Der Internationale Gewerkschaftsbund ITUC hat errechnet, dass mindestens 4000 Gastarbeiter ihr Leben gelassen haben werden, bevor zur WM der erste Ball gekickt wird – so Katar nicht dringend seine Arbeitsschutzbestimmungen ändert. Diese alarmierende Hochrechnung fußt auf Beobachtungen der letzten beiden Jahre. So würden rund ein Dutzend Arbeiter wöchentlich verunglücken.

Derzeit leben rund 1,2 Millionen Gastarbeiter, vor allem aus Nepal und Sri Lanka, in Katar. Ihnen gegenüber stehen nur rund 1,7 Millionen Katarer. Um die Stadien bis 2022 fertigzustellen, geht die ITUC jedoch von einer weiteren Million Arbeiter aus, die ins Land kommen müsse. Der Inselstaat hätte dann wie auch die Vereinigten Arabischen Emirate mehr Gastarbeiter als Staatsbürger im Land.

Der Weltfußball-Verband Fifa zeigte sich über die Berichte „besorgt“ und kündigte an, die Verantwortlichen aus dem Wüstenstaat zu kontaktieren. Die Berichte des „Guardian“ wolle man beim nächsten Treffen des Exekutivkomitees nächste Woche diskutieren. Derzeit untersucht die Fifa-Ethikkommission unter Vorsitz von Chefermittler Michael Garcia die Korruptionsvorwürfe rund um die WM-Vergabe an das Land. Die Kosten für das WM-Projekt sollen sich auf schätzungsweise 87 Milliarden Euro belaufen.

Sharan Burrows, Generalsekretärin der Gewerkschaft ITUC, kritisierte die Fifa für ihre unklare Haltung. Sie vermutet eine „Verschwörung“ zwischen den Fußballfunktionären und den katarischen Verantwortlichen: „Wenn es die Fifa wirklich ernst meint, würde sie mit ihrer Macht für menschenwürdige Arbeitsverhältnisse sorgen oder den Gastgebern die WM entziehen“, sagte Burrow der Nachrichtenagentur AP. Die Fifa habe in einer Sitzung im November 2011 versprochen, sich für bessere Arbeitsbedingungen einzusetzen. „Sie hat versagt“, urteilte Burrow.
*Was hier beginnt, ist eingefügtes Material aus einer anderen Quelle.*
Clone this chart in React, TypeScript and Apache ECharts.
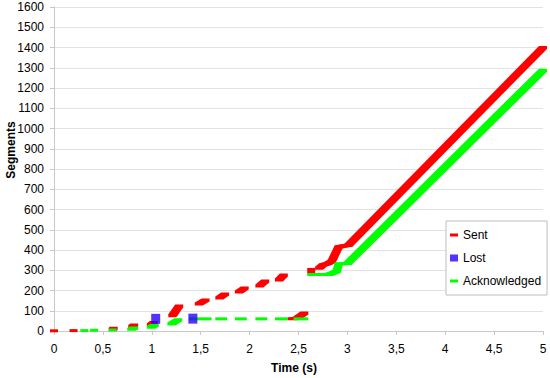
import React, { useEffect, useRef } from "react";
import * as echarts from "echarts";

// Each burst is a run of [time (s), segment] points sent/acknowledged back-to-back
const sentBursts: number[][][] = [
  [[0.0, 1]],
  [[0.2, 2]],
  [[0.6, 8], [0.61, 13]],
  [[0.8, 22], [0.82, 30]],
  [[0.99, 30], [1.02, 42]],
  [[1.21, 75], [1.28, 123]],
  [[1.48, 133], [1.55, 153]],
  [[1.69, 163], [1.75, 183]],
  [[1.89, 193], [1.95, 212]],
  [[2.1, 222], [2.16, 247]],
  [[2.3, 252], [2.35, 277]],
  [[2.43, 60], [2.48, 62], [2.56, 89]],
  [[2.63, 290], [2.63, 304]],
  [[2.71, 310], [2.75, 326], [2.8, 333], [2.84, 345], [2.91, 415], [2.96, 420], [3.01, 424], [5.0, 1400]],
];

const lostPoints: number[][] = [
  [1.04, 60],
  [1.42, 61],
];

const ackBursts: number[][][] = [
  [[0.31, 2]],
  [[0.41, 4]],
  [[0.6, 5]],
  [[0.79, 9], [0.82, 15]],
  [[0.99, 18], [1.03, 28]],
  [[1.2, 35], [1.27, 55]],
  [[1.42, 60], [1.57, 60]],
  [[1.69, 60], [1.73, 60]],
  [[1.89, 60], [1.93, 60]],
  [[2.1, 60], [2.14, 60]],
  [[2.3, 60], [2.35, 60]],
  [[2.49, 60], [2.56, 60]],
  [[2.63, 279], [2.81, 279], [2.89, 294], [2.91, 331], [3.0, 333], [5.0, 1288]],
];

const xTicks = { min: 0, max: 5, interval: 0.5 };
const yTicks = { min: 0, max: 1600, interval: 100 };

const FONT = "Liberation Sans, Arial, sans-serif";

function toSegments(bursts: number[][][]): number[][] {
  const out: number[][] = [];
  bursts.forEach((b) => {
    if (b.length === 1) out.push([b[0][0], b[0][1], b[0][0], b[0][1]]);
    else for (let i = 1; i < b.length; i++) out.push([b[i - 1][0], b[i - 1][1], b[i][0], b[i][1]]);
  });
  return out;
}

function dashRender(color: string) {
  return (params: any, api: any) => {
    const p1 = api.coord([api.value(0), api.value(1)]);
    const p2 = api.coord([api.value(2), api.value(3)]);
    const hw = 4;
    const hh = 1.5;
    const [x1, y1] = p1;
    const [x2, y2] = p2;
    const points = [
      [x1 - hw, y1 + hh],
      [x1 + hw, y1 + hh],
      [x2 + hw, y2 + hh],
      [x2 + hw, y2 - hh],
      [x2 - hw, y2 - hh],
      [x1 - hw, y1 - hh],
    ];
    return { type: "polygon", shape: { points }, style: { fill: color } };
  };
}

const DASH_ICON = "path://M0,0H8V3H0Z";

export default function App() {
  const ref = useRef<HTMLDivElement>(null);
  useEffect(() => {
    if (!ref.current) return;
    const chart = echarts.init(ref.current, undefined, { renderer: "svg" });
    const axisGray = "#c8c8c8";
    chart.setOption({
      animation: false,
      backgroundColor: "#fff",
      textStyle: { fontFamily: FONT },
      grid: { left: 54, right: 7, top: 7, bottom: 47, containLabel: false, outerBoundsMode: "none" },
      xAxis: {
        type: "value",
        min: xTicks.min,
        max: xTicks.max,
        interval: xTicks.interval,
        name: "Time (s)",
        nameLocation: "middle",
        nameGap: 31,
        nameMoveOverlap: false,
        nameTextStyle: { fontFamily: FONT, fontSize: 12, fontWeight: "bold", color: "#000", padding: [0, 9, 0, 0] },
        axisLine: { show: true, lineStyle: { color: axisGray } },
        axisTick: { show: true, length: 4, lineStyle: { color: axisGray } },
        splitLine: { show: false },
        axisLabel: {
          fontFamily: FONT,
          fontSize: 12,
          color: "#000",
          margin: 12,
          formatter: (v: number) => String(v).replace(".", ","),
        },
      },
      yAxis: {
        type: "value",
        min: yTicks.min,
        max: yTicks.max,
        interval: yTicks.interval,
        name: "Segments",
        nameLocation: "middle",
        nameGap: 37,
        nameRotate: 90,
        nameMoveOverlap: false,
        nameTextStyle: { fontFamily: FONT, fontSize: 12, fontWeight: "bold", color: "#000", padding: [0, 0, 0, 38] },
        axisLine: { show: true, lineStyle: { color: axisGray } },
        axisTick: { show: true, length: 4, lineStyle: { color: axisGray } },
        splitLine: { show: true, lineStyle: { color: "#e2e2e2" } },
        axisLabel: { fontFamily: FONT, fontSize: 12, color: "#000", margin: 10, formatter: (v: number) => String(v) },
      },
      legend: {
        orient: "vertical",
        left: 446,
        top: 221,
        padding: [8, 6, 8, 4],
        itemGap: 11,
        itemWidth: 8,
        itemHeight: 7,
        backgroundColor: "#fff",
        borderColor: "#bdbdbd",
        borderWidth: 1,
        z: 10,
        textStyle: { fontFamily: FONT, fontSize: 12, color: "#000" },
        data: [
          { name: "Sent", icon: DASH_ICON },
          { name: "Lost", icon: "rect" },
          { name: "Acknowledged", icon: DASH_ICON },
        ],
      },
      series: [
        {
          name: "Sent",
          type: "custom",
          clip: false,
          z: 2,
          itemStyle: { color: "#ff0000" },
          encode: { x: [0, 2], y: [1, 3] },
          renderItem: dashRender("#ff0000"),
          data: toSegments(sentBursts),
        },
        {
          name: "Acknowledged",
          type: "custom",
          clip: false,
          z: 3,
          itemStyle: { color: "#00ff00" },
          encode: { x: [0, 2], y: [1, 3] },
          renderItem: dashRender("#00ff00"),
          data: toSegments(ackBursts),
        },
        {
          name: "Lost",
          type: "scatter",
          z: 4,
          symbol: "rect",
          symbolSize: [9, 10],
          itemStyle: { color: "#2b00ff" },
          data: lostPoints,
        },
      ],
    });
    return () => chart.dispose();
  }, []);
  return (
    <div
      ref={ref}
      style={{ position: "fixed", left: 0, top: 0, width: 550, height: 378, background: "#fff" }}
    />
  );
}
Die jüngsten Todeszahlen sind nicht der erste Vorfall, der die menschenunwürdigen Arbeitsbedingungen in Katar verdeutlicht. Die indische Botschaft in Katar vermeldet 82 getötete indische Gastarbeiter in den ersten fünf Monaten dieses Jahres und 1460 Beschwerden über unwürdige Arbeitsbedingungen. Und auch die nepalesische Botschaft gibt an, rund 30 nepalesische Gastarbeiter seien jüngst in die Botschaft ihres Heimatlandes geflüchtet und haben von den Zuständen auf den WM-Baustellen berichtet. Die nepalesische Botschafterin Maya Kumari Sharma sprach bereits vor einem halben Jahr von Katar als einem „Freiluftgefängnis“ für all die Tausenden Arbeitsmigranten aus ihrer Heimat. Insgesamt arbeiten nach offiziellen Angaben rund 300.000 Nepalesen im Land

Das Zitat vom „Freiluftgefängnis“ griff der „Guardian“ nun in seinem Bericht über die jüngsten Todesopfer mit auf. Als sich die katarische Regierung über den Vergleich beschwerte, zog Nepal am Donnerstag seine Botschafterin aus dem Land ab. Ihr Handeln entspreche nicht dem „diplomatischen Anstand“, hieß es in der Begründung.